__Set exercise__
Write out all of the data without omission, exactly as shown.

__Task inputs__
++++++++++

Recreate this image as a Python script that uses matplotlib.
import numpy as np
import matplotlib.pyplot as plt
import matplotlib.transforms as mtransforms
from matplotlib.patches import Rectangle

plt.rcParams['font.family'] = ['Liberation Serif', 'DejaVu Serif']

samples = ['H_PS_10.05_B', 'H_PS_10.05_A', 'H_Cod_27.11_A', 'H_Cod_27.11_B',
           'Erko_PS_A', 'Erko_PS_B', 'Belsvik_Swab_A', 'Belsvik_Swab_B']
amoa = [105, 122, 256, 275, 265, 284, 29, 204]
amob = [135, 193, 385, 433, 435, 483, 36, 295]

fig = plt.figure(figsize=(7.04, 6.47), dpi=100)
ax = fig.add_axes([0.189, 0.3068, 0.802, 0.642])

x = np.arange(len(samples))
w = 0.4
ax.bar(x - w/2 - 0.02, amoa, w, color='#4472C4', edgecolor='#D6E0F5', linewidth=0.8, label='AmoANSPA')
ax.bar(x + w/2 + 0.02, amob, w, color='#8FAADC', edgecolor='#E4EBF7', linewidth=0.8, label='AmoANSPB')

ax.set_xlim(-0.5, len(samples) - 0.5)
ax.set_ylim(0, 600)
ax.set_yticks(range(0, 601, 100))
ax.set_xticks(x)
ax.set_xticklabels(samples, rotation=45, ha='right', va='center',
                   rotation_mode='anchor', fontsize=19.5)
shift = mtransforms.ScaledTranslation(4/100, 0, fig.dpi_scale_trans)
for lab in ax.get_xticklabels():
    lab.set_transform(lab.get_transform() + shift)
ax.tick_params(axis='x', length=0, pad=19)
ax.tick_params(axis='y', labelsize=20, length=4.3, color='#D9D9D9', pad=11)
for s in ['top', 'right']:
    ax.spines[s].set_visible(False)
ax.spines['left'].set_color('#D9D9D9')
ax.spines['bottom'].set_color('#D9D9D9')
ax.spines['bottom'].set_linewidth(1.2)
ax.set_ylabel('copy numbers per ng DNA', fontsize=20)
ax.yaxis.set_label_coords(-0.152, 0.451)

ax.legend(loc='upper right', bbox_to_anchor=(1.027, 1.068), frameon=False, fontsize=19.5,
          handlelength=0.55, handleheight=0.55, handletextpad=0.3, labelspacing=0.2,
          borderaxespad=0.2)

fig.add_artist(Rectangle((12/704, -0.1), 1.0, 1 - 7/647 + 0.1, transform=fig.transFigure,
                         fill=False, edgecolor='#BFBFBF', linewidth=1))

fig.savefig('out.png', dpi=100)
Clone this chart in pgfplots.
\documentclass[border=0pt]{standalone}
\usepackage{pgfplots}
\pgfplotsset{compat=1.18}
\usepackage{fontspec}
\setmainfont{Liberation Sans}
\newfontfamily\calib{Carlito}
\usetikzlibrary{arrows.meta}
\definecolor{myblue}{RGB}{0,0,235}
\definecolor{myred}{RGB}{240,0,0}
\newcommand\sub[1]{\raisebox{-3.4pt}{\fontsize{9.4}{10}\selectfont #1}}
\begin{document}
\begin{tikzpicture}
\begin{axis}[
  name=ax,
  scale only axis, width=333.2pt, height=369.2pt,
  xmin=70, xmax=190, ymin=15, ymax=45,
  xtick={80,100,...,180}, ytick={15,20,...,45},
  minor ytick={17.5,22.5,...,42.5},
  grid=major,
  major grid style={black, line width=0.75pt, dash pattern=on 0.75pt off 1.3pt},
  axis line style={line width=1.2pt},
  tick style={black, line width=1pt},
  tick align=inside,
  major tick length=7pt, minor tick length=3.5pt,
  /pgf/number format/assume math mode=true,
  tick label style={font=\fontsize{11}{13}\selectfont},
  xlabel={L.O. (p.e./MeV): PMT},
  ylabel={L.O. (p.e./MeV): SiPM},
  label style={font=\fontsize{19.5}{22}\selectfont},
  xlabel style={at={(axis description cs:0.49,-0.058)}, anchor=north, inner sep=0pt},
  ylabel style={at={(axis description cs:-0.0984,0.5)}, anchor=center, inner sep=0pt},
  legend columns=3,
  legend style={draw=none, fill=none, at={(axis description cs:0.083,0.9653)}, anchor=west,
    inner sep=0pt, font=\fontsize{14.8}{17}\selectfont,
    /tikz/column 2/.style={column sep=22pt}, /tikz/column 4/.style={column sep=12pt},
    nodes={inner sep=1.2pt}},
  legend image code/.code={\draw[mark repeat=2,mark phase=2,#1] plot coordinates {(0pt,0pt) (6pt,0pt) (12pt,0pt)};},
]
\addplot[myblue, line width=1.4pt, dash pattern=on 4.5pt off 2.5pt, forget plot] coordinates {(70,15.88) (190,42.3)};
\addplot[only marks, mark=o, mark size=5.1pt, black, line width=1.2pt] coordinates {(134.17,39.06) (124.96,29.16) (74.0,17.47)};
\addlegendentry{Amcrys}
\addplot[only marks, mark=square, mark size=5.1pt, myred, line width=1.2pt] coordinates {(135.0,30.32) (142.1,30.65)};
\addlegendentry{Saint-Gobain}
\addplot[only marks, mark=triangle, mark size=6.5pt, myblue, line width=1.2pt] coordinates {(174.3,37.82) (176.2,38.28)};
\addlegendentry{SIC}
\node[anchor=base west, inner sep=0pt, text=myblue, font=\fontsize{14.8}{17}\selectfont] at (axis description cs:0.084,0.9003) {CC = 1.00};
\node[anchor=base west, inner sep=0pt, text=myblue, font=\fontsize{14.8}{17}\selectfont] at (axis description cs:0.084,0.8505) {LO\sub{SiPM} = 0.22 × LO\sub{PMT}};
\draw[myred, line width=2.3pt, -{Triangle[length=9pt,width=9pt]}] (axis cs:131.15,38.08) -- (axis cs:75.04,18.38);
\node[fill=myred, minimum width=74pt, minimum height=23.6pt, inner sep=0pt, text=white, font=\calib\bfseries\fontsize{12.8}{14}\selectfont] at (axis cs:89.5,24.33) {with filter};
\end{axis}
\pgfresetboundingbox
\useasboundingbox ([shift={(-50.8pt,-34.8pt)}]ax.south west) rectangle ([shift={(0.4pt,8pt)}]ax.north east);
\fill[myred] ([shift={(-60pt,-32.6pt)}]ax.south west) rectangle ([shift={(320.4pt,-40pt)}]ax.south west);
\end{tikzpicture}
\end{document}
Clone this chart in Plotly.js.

++++++++++

__Result__
Recreate this image as a Python script that uses matplotlib.
import numpy as np
import matplotlib.pyplot as plt
import matplotlib.transforms as mtransforms
from matplotlib.patches import Rectangle

plt.rcParams['font.family'] = ['Liberation Serif', 'DejaVu Serif']

samples = ['H_PS_10.05_B', 'H_PS_10.05_A', 'H_Cod_27.11_A', 'H_Cod_27.11_B',
           'Erko_PS_A', 'Erko_PS_B', 'Belsvik_Swab_A', 'Belsvik_Swab_B']
amoa = [105, 122, 256, 275, 265, 284, 29, 204]
amob = [135, 193, 385, 433, 435, 483, 36, 295]

fig = plt.figure(figsize=(7.04, 6.47), dpi=100)
ax = fig.add_axes([0.189, 0.3068, 0.802, 0.642])

x = np.arange(len(samples))
w = 0.4
ax.bar(x - w/2 - 0.02, amoa, w, color='#4472C4', edgecolor='#D6E0F5', linewidth=0.8, label='AmoANSPA')
ax.bar(x + w/2 + 0.02, amob, w, color='#8FAADC', edgecolor='#E4EBF7', linewidth=0.8, label='AmoANSPB')

ax.set_xlim(-0.5, len(samples) - 0.5)
ax.set_ylim(0, 600)
ax.set_yticks(range(0, 601, 100))
ax.set_xticks(x)
ax.set_xticklabels(samples, rotation=45, ha='right', va='center',
                   rotation_mode='anchor', fontsize=19.5)
shift = mtransforms.ScaledTranslation(4/100, 0, fig.dpi_scale_trans)
for lab in ax.get_xticklabels():
    lab.set_transform(lab.get_transform() + shift)
ax.tick_params(axis='x', length=0, pad=19)
ax.tick_params(axis='y', labelsize=20, length=4.3, color='#D9D9D9', pad=11)
for s in ['top', 'right']:
    ax.spines[s].set_visible(False)
ax.spines['left'].set_color('#D9D9D9')
ax.spines['bottom'].set_color('#D9D9D9')
ax.spines['bottom'].set_linewidth(1.2)
ax.set_ylabel('copy numbers per ng DNA', fontsize=20)
ax.yaxis.set_label_coords(-0.152, 0.451)

ax.legend(loc='upper right', bbox_to_anchor=(1.027, 1.068), frameon=False, fontsize=19.5,
          handlelength=0.55, handleheight=0.55, handletextpad=0.3, labelspacing=0.2,
          borderaxespad=0.2)

fig.add_artist(Rectangle((12/704, -0.1), 1.0, 1 - 7/647 + 0.1, transform=fig.transFigure,
                         fill=False, edgecolor='#BFBFBF', linewidth=1))

fig.savefig('out.png', dpi=100)
Clone this chart in pgfplots.
\documentclass[border=0pt]{standalone}
\usepackage{pgfplots}
\pgfplotsset{compat=1.18}
\usepackage{fontspec}
\setmainfont{Liberation Sans}
\newfontfamily\calib{Carlito}
\usetikzlibrary{arrows.meta}
\definecolor{myblue}{RGB}{0,0,235}
\definecolor{myred}{RGB}{240,0,0}
\newcommand\sub[1]{\raisebox{-3.4pt}{\fontsize{9.4}{10}\selectfont #1}}
\begin{document}
\begin{tikzpicture}
\begin{axis}[
  name=ax,
  scale only axis, width=333.2pt, height=369.2pt,
  xmin=70, xmax=190, ymin=15, ymax=45,
  xtick={80,100,...,180}, ytick={15,20,...,45},
  minor ytick={17.5,22.5,...,42.5},
  grid=major,
  major grid style={black, line width=0.75pt, dash pattern=on 0.75pt off 1.3pt},
  axis line style={line width=1.2pt},
  tick style={black, line width=1pt},
  tick align=inside,
  major tick length=7pt, minor tick length=3.5pt,
  /pgf/number format/assume math mode=true,
  tick label style={font=\fontsize{11}{13}\selectfont},
  xlabel={L.O. (p.e./MeV): PMT},
  ylabel={L.O. (p.e./MeV): SiPM},
  label style={font=\fontsize{19.5}{22}\selectfont},
  xlabel style={at={(axis description cs:0.49,-0.058)}, anchor=north, inner sep=0pt},
  ylabel style={at={(axis description cs:-0.0984,0.5)}, anchor=center, inner sep=0pt},
  legend columns=3,
  legend style={draw=none, fill=none, at={(axis description cs:0.083,0.9653)}, anchor=west,
    inner sep=0pt, font=\fontsize{14.8}{17}\selectfont,
    /tikz/column 2/.style={column sep=22pt}, /tikz/column 4/.style={column sep=12pt},
    nodes={inner sep=1.2pt}},
  legend image code/.code={\draw[mark repeat=2,mark phase=2,#1] plot coordinates {(0pt,0pt) (6pt,0pt) (12pt,0pt)};},
]
\addplot[myblue, line width=1.4pt, dash pattern=on 4.5pt off 2.5pt, forget plot] coordinates {(70,15.88) (190,42.3)};
\addplot[only marks, mark=o, mark size=5.1pt, black, line width=1.2pt] coordinates {(134.17,39.06) (124.96,29.16) (74.0,17.47)};
\addlegendentry{Amcrys}
\addplot[only marks, mark=square, mark size=5.1pt, myred, line width=1.2pt] coordinates {(135.0,30.32) (142.1,30.65)};
\addlegendentry{Saint-Gobain}
\addplot[only marks, mark=triangle, mark size=6.5pt, myblue, line width=1.2pt] coordinates {(174.3,37.82) (176.2,38.28)};
\addlegendentry{SIC}
\node[anchor=base west, inner sep=0pt, text=myblue, font=\fontsize{14.8}{17}\selectfont] at (axis description cs:0.084,0.9003) {CC = 1.00};
\node[anchor=base west, inner sep=0pt, text=myblue, font=\fontsize{14.8}{17}\selectfont] at (axis description cs:0.084,0.8505) {LO\sub{SiPM} = 0.22 × LO\sub{PMT}};
\draw[myred, line width=2.3pt, -{Triangle[length=9pt,width=9pt]}] (axis cs:131.15,38.08) -- (axis cs:75.04,18.38);
\node[fill=myred, minimum width=74pt, minimum height=23.6pt, inner sep=0pt, text=white, font=\calib\bfseries\fontsize{12.8}{14}\selectfont] at (axis cs:89.5,24.33) {with filter};
\end{axis}
\pgfresetboundingbox
\useasboundingbox ([shift={(-50.8pt,-34.8pt)}]ax.south west) rectangle ([shift={(0.4pt,8pt)}]ax.north east);
\fill[myred] ([shift={(-60pt,-32.6pt)}]ax.south west) rectangle ([shift={(320.4pt,-40pt)}]ax.south west);
\end{tikzpicture}
\end{document}
Clone this chart in Plotly.js.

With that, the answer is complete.